┌──
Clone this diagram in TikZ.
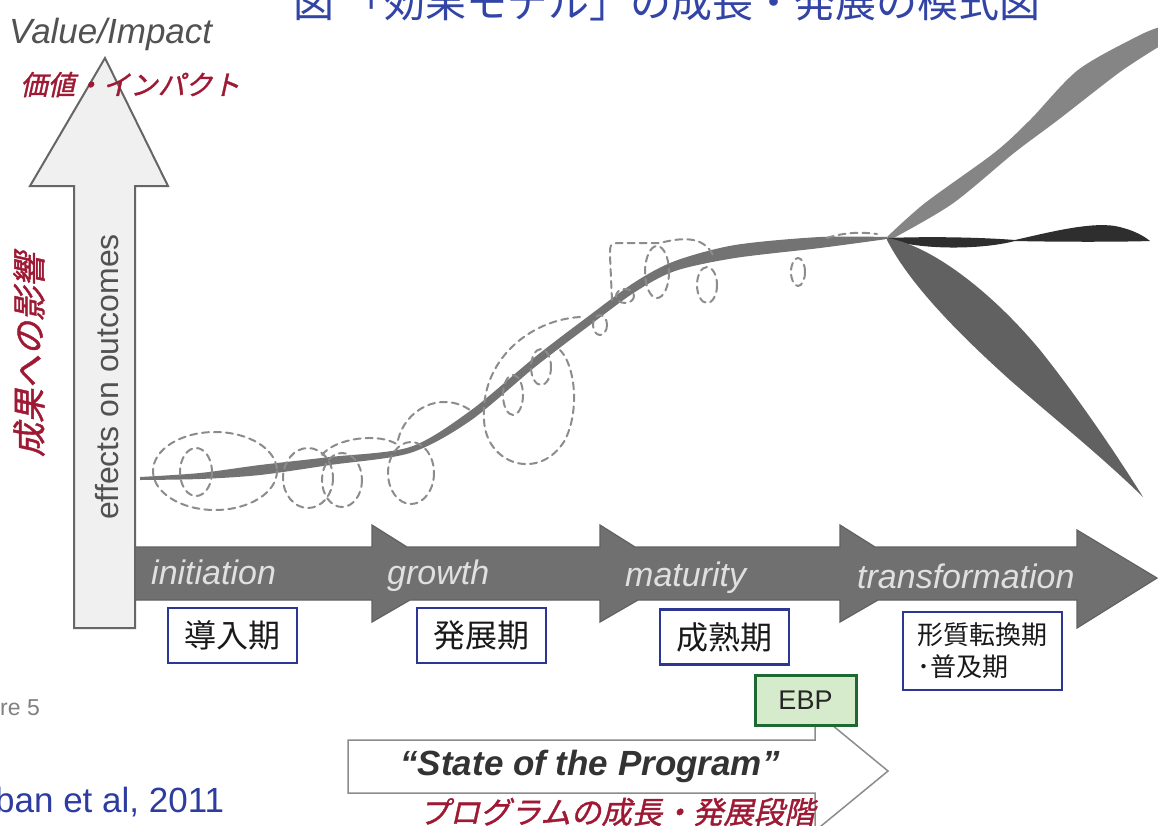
\documentclass[tikz,border=0pt]{standalone}
\usepackage{fontspec}
\setmainfont{Liberation Sans}
\newfontfamily\jp{Noto Sans CJK JP}
\newfontfamily\jpit[FakeSlant=0.22, FakeBold=1.2]{Noto Sans CJK JP}
\definecolor{titleblue}{RGB}{50,68,165}
\definecolor{jred}{RGB}{158,26,52}
\definecolor{boxblue}{RGB}{45,55,145}
\definecolor{ebpgreen}{RGB}{30,105,50}
\definecolor{ebpfill}{RGB}{214,234,204}
\definecolor{bandgray}{RGB}{112,112,112}
\definecolor{citeblue}{RGB}{45,60,160}
\tikzset{
  loopd/.style={draw=black!45, line width=2pt, dash pattern=on 7pt off 5pt, line cap=round},
  jbox/.style={draw=boxblue, line width=2.5pt, fill=white, inner sep=0pt, text=black!90, align=center},
  bandlbl/.style={font=\itshape\fontsize{34pt}{40pt}\selectfont, text=black!12, anchor=base west, inner sep=0pt},
  txt/.style={inner sep=0pt},
}
\begin{document}
\begin{tikzpicture}[x=1pt,y=-1pt]
\useasboundingbox[fill=white] (0,0) rectangle (1158,825);

% title
\node[txt, anchor=base west, text=titleblue, font=\jp\fontsize{41pt}{44pt}\selectfont] (title) at (293,17) {図 「効果モデル」の成長・発展の模式図};

% vertical axis arrow
\draw[fill=black!6, draw=black!60, line width=2pt, line join=miter]
  (74,628) -- (74,186) -- (30,186) -- (105,58) -- (168,186) -- (135,186) -- (135,628) -- cycle;
\node[txt, rotate=90, anchor=base, text=black!68, font=\fontsize{32pt}{36pt}\selectfont] (effects) at (118,377) {effects on outcomes};
\node[txt, anchor=base west, text=black!68, font=\itshape\fontsize{35pt}{40pt}\selectfont] (value) at (9,43) {Value/Impact};
\node[txt, anchor=base west, text=jred, font=\jpit\fontsize{27.5pt}{30pt}\selectfont] (kachi) at (20,95) {価値・インパクト};
\node[txt, rotate=90, text=jred, font=\jpit\fontsize{34pt}{36pt}\selectfont] (seika) at (29,355) {成果への影響};

% horizontal stage band
\draw[fill=bandgray, draw=black!62, line width=1.2pt, line join=miter]
  (135,547) -- (372,547) -- (372,525) -- (407,547) -- (600,547) -- (600,525) -- (635,547)
  -- (840,547) -- (840,525) -- (875,547) -- (1077,547) -- (1077,530) -- (1157,578)
  -- (1077,628) -- (1077,600) -- (878,600) -- (840,622) -- (840,600) -- (638,600)
  -- (600,622) -- (600,600) -- (410,600) -- (372,622) -- (372,600) -- (135,600) -- cycle;
\node[bandlbl] (init) at (151,584) {initiation};
\node[bandlbl] (grow) at (387,584) {growth};
\node[bandlbl] (mat) at (625,586) {maturity};
\node[bandlbl] (trans) at (857,588) {transformation};

% trunk of the curve
\fill[black!55]
  plot[smooth] coordinates {(140,477) (200,473) (260,465) (330,457) (410,447) (470,411) (535,357) (590,315) (635,282) (675,261) (735,245) (820,237) (887,237)}
  -- plot[smooth] coordinates {(887,239) (820,248) (735,258) (675,271) (635,292) (590,325) (535,367) (470,421) (410,453) (330,465) (260,475) (200,479) (140,480)}
  -- cycle;

% branches
\fill[black!48]
  plot[smooth] coordinates {(887,237) (925,203) (994,153) (1030,120) (1078,70) (1138,36) (1160,27)}
  -- plot[smooth] coordinates {(1160,46) (1120,72) (1058,120) (1014,153) (952,204) (890,240)}
  -- cycle;
\fill[black!82]
  (887,238) .. controls (940,236) and (990,238) .. (1015,240)
  .. controls (1050,232) and (1090,222) .. (1115,226)
  .. controls (1135,230) and (1145,237) .. (1150,241)
  .. controls (1120,242) and (1060,242) .. (1015,241)
  .. controls (980,250) and (920,250) .. (887,239) -- cycle;
\fill[black!62]
  (887,238) .. controls (930,245) and (990,290) .. (1040,350)
  .. controls (1080,400) and (1120,460) .. (1143,497)
  .. controls (1100,455) and (1050,415) .. (1010,380)
  .. controls (960,335) and (910,285) .. (887,240) -- cycle;

% dashed loops
\draw[loopd] (215,471) ellipse [x radius=62, y radius=39];
\draw[loopd] (196,472) ellipse [x radius=16, y radius=24];
\draw[loopd] (308,478) ellipse [x radius=25, y radius=30];
\draw[loopd] (342,480) ellipse [x radius=20, y radius=27];
\draw[loopd] (322,455) .. controls (335,438) and (380,432) .. (398,445);
\draw[loopd] (411,473) ellipse [x radius=23, y radius=31];
\draw[loopd] (398,440) .. controls (405,410) and (440,390) .. (470,410);
\draw[loopd] (580,317) .. controls (530,320) and (480,360) .. (484,420)
  .. controls (486,465) and (540,482) .. (565,440) .. controls (580,410) and (575,365) .. (560,350);
\draw[loopd] (513,395) ellipse [x radius=10, y radius=20];
\draw[loopd] (541,367) ellipse [x radius=10, y radius=18];
\draw[loopd] (600,325) ellipse [x radius=7, y radius=10];
\draw[loopd] (612,300) -- (610,256) .. controls (610,243) .. (624,243) -- (660,243)
  .. controls (690,235) and (705,240) .. (713,255);
\draw[loopd] (625,296) ellipse [x radius=9, y radius=7];
\draw[loopd] (657,272) ellipse [x radius=12, y radius=26];
\draw[loopd] (707,285) ellipse [x radius=10, y radius=18];
\draw[loopd] (798,272) ellipse [x radius=7, y radius=14];
\draw[loopd] (827,238) .. controls (845,232) and (862,232) .. (877,234);

% stage boxes
\node[jbox, minimum width=129pt, minimum height=55pt, font=\jp\fontsize{32pt}{36pt}\selectfont] (b1) at (232.5,635.5) {導入期};
\node[jbox, minimum width=129pt, minimum height=55pt, font=\jp\fontsize{32pt}{36pt}\selectfont] (b2) at (481.5,635.5) {発展期};
\node[jbox, minimum width=129pt, minimum height=55pt, font=\jp\fontsize{32pt}{36pt}\selectfont] (b3) at (724.5,637) {成熟期};
\node[jbox, minimum width=159pt, minimum height=78pt, align=left, font=\jp\fontsize{26pt}{32pt}\selectfont] (b4) at (982.5,651) {形質転換期\\･普及期};

% state of the program arrow
\draw[fill=white, draw=black!45, line width=1.5pt, line join=miter]
  (348,740) -- (815,740) -- (815,711) -- (888,771) -- (815,831) -- (815,793) -- (348,793) -- cycle;
\node[txt, text=black!80, font=\bfseries\itshape\fontsize{35pt}{40pt}\selectfont] (state) at (590,766) {“State of the Program”};
\node[txt, text=jred, font=\jpit\fontsize{30.5pt}{34pt}\selectfont] (prog) at (617,812) {プログラムの成長・発展段階};

% EBP box
\node[draw=ebpgreen, line width=3pt, fill=ebpfill, minimum width=101pt, minimum height=50pt, inner sep=0pt, text=black!85, font=\fontsize{27pt}{30pt}\selectfont] (ebp) at (805.5,700) {EBP};

% figure number and citation
\node[txt, anchor=base west, text=black!50, font=\fontsize{23pt}{26pt}\selectfont] (fig) at (0,715) {re 5};
\node[txt, anchor=base west, text=citeblue, font=\fontsize{35pt}{40pt}\selectfont] (cite) at (-5,812) {ban et al, 2011};
\end{tikzpicture}
\end{document}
└──
**Aim of the exercise:** Write out the listing above exactly as it stands, pictures excluded.

**Complete answer:**
Clone this diagram in TikZ.
\documentclass[tikz,border=0pt]{standalone}
\usepackage{fontspec}
\setmainfont{Liberation Sans}
\newfontfamily\jp{Noto Sans CJK JP}
\newfontfamily\jpit[FakeSlant=0.22, FakeBold=1.2]{Noto Sans CJK JP}
\definecolor{titleblue}{RGB}{50,68,165}
\definecolor{jred}{RGB}{158,26,52}
\definecolor{boxblue}{RGB}{45,55,145}
\definecolor{ebpgreen}{RGB}{30,105,50}
\definecolor{ebpfill}{RGB}{214,234,204}
\definecolor{bandgray}{RGB}{112,112,112}
\definecolor{citeblue}{RGB}{45,60,160}
\tikzset{
  loopd/.style={draw=black!45, line width=2pt, dash pattern=on 7pt off 5pt, line cap=round},
  jbox/.style={draw=boxblue, line width=2.5pt, fill=white, inner sep=0pt, text=black!90, align=center},
  bandlbl/.style={font=\itshape\fontsize{34pt}{40pt}\selectfont, text=black!12, anchor=base west, inner sep=0pt},
  txt/.style={inner sep=0pt},
}
\begin{document}
\begin{tikzpicture}[x=1pt,y=-1pt]
\useasboundingbox[fill=white] (0,0) rectangle (1158,825);

% title
\node[txt, anchor=base west, text=titleblue, font=\jp\fontsize{41pt}{44pt}\selectfont] (title) at (293,17) {図 「効果モデル」の成長・発展の模式図};

% vertical axis arrow
\draw[fill=black!6, draw=black!60, line width=2pt, line join=miter]
  (74,628) -- (74,186) -- (30,186) -- (105,58) -- (168,186) -- (135,186) -- (135,628) -- cycle;
\node[txt, rotate=90, anchor=base, text=black!68, font=\fontsize{32pt}{36pt}\selectfont] (effects) at (118,377) {effects on outcomes};
\node[txt, anchor=base west, text=black!68, font=\itshape\fontsize{35pt}{40pt}\selectfont] (value) at (9,43) {Value/Impact};
\node[txt, anchor=base west, text=jred, font=\jpit\fontsize{27.5pt}{30pt}\selectfont] (kachi) at (20,95) {価値・インパクト};
\node[txt, rotate=90, text=jred, font=\jpit\fontsize{34pt}{36pt}\selectfont] (seika) at (29,355) {成果への影響};

% horizontal stage band
\draw[fill=bandgray, draw=black!62, line width=1.2pt, line join=miter]
  (135,547) -- (372,547) -- (372,525) -- (407,547) -- (600,547) -- (600,525) -- (635,547)
  -- (840,547) -- (840,525) -- (875,547) -- (1077,547) -- (1077,530) -- (1157,578)
  -- (1077,628) -- (1077,600) -- (878,600) -- (840,622) -- (840,600) -- (638,600)
  -- (600,622) -- (600,600) -- (410,600) -- (372,622) -- (372,600) -- (135,600) -- cycle;
\node[bandlbl] (init) at (151,584) {initiation};
\node[bandlbl] (grow) at (387,584) {growth};
\node[bandlbl] (mat) at (625,586) {maturity};
\node[bandlbl] (trans) at (857,588) {transformation};

% trunk of the curve
\fill[black!55]
  plot[smooth] coordinates {(140,477) (200,473) (260,465) (330,457) (410,447) (470,411) (535,357) (590,315) (635,282) (675,261) (735,245) (820,237) (887,237)}
  -- plot[smooth] coordinates {(887,239) (820,248) (735,258) (675,271) (635,292) (590,325) (535,367) (470,421) (410,453) (330,465) (260,475) (200,479) (140,480)}
  -- cycle;

% branches
\fill[black!48]
  plot[smooth] coordinates {(887,237) (925,203) (994,153) (1030,120) (1078,70) (1138,36) (1160,27)}
  -- plot[smooth] coordinates {(1160,46) (1120,72) (1058,120) (1014,153) (952,204) (890,240)}
  -- cycle;
\fill[black!82]
  (887,238) .. controls (940,236) and (990,238) .. (1015,240)
  .. controls (1050,232) and (1090,222) .. (1115,226)
  .. controls (1135,230) and (1145,237) .. (1150,241)
  .. controls (1120,242) and (1060,242) .. (1015,241)
  .. controls (980,250) and (920,250) .. (887,239) -- cycle;
\fill[black!62]
  (887,238) .. controls (930,245) and (990,290) .. (1040,350)
  .. controls (1080,400) and (1120,460) .. (1143,497)
  .. controls (1100,455) and (1050,415) .. (1010,380)
  .. controls (960,335) and (910,285) .. (887,240) -- cycle;

% dashed loops
\draw[loopd] (215,471) ellipse [x radius=62, y radius=39];
\draw[loopd] (196,472) ellipse [x radius=16, y radius=24];
\draw[loopd] (308,478) ellipse [x radius=25, y radius=30];
\draw[loopd] (342,480) ellipse [x radius=20, y radius=27];
\draw[loopd] (322,455) .. controls (335,438) and (380,432) .. (398,445);
\draw[loopd] (411,473) ellipse [x radius=23, y radius=31];
\draw[loopd] (398,440) .. controls (405,410) and (440,390) .. (470,410);
\draw[loopd] (580,317) .. controls (530,320) and (480,360) .. (484,420)
  .. controls (486,465) and (540,482) .. (565,440) .. controls (580,410) and (575,365) .. (560,350);
\draw[loopd] (513,395) ellipse [x radius=10, y radius=20];
\draw[loopd] (541,367) ellipse [x radius=10, y radius=18];
\draw[loopd] (600,325) ellipse [x radius=7, y radius=10];
\draw[loopd] (612,300) -- (610,256) .. controls (610,243) .. (624,243) -- (660,243)
  .. controls (690,235) and (705,240) .. (713,255);
\draw[loopd] (625,296) ellipse [x radius=9, y radius=7];
\draw[loopd] (657,272) ellipse [x radius=12, y radius=26];
\draw[loopd] (707,285) ellipse [x radius=10, y radius=18];
\draw[loopd] (798,272) ellipse [x radius=7, y radius=14];
\draw[loopd] (827,238) .. controls (845,232) and (862,232) .. (877,234);

% stage boxes
\node[jbox, minimum width=129pt, minimum height=55pt, font=\jp\fontsize{32pt}{36pt}\selectfont] (b1) at (232.5,635.5) {導入期};
\node[jbox, minimum width=129pt, minimum height=55pt, font=\jp\fontsize{32pt}{36pt}\selectfont] (b2) at (481.5,635.5) {発展期};
\node[jbox, minimum width=129pt, minimum height=55pt, font=\jp\fontsize{32pt}{36pt}\selectfont] (b3) at (724.5,637) {成熟期};
\node[jbox, minimum width=159pt, minimum height=78pt, align=left, font=\jp\fontsize{26pt}{32pt}\selectfont] (b4) at (982.5,651) {形質転換期\\･普及期};

% state of the program arrow
\draw[fill=white, draw=black!45, line width=1.5pt, line join=miter]
  (348,740) -- (815,740) -- (815,711) -- (888,771) -- (815,831) -- (815,793) -- (348,793) -- cycle;
\node[txt, text=black!80, font=\bfseries\itshape\fontsize{35pt}{40pt}\selectfont] (state) at (590,766) {“State of the Program”};
\node[txt, text=jred, font=\jpit\fontsize{30.5pt}{34pt}\selectfont] (prog) at (617,812) {プログラムの成長・発展段階};

% EBP box
\node[draw=ebpgreen, line width=3pt, fill=ebpfill, minimum width=101pt, minimum height=50pt, inner sep=0pt, text=black!85, font=\fontsize{27pt}{30pt}\selectfont] (ebp) at (805.5,700) {EBP};

% figure number and citation
\node[txt, anchor=base west, text=black!50, font=\fontsize{23pt}{26pt}\selectfont] (fig) at (0,715) {re 5};
\node[txt, anchor=base west, text=citeblue, font=\fontsize{35pt}{40pt}\selectfont] (cite) at (-5,812) {ban et al, 2011};
\end{tikzpicture}
\end{document}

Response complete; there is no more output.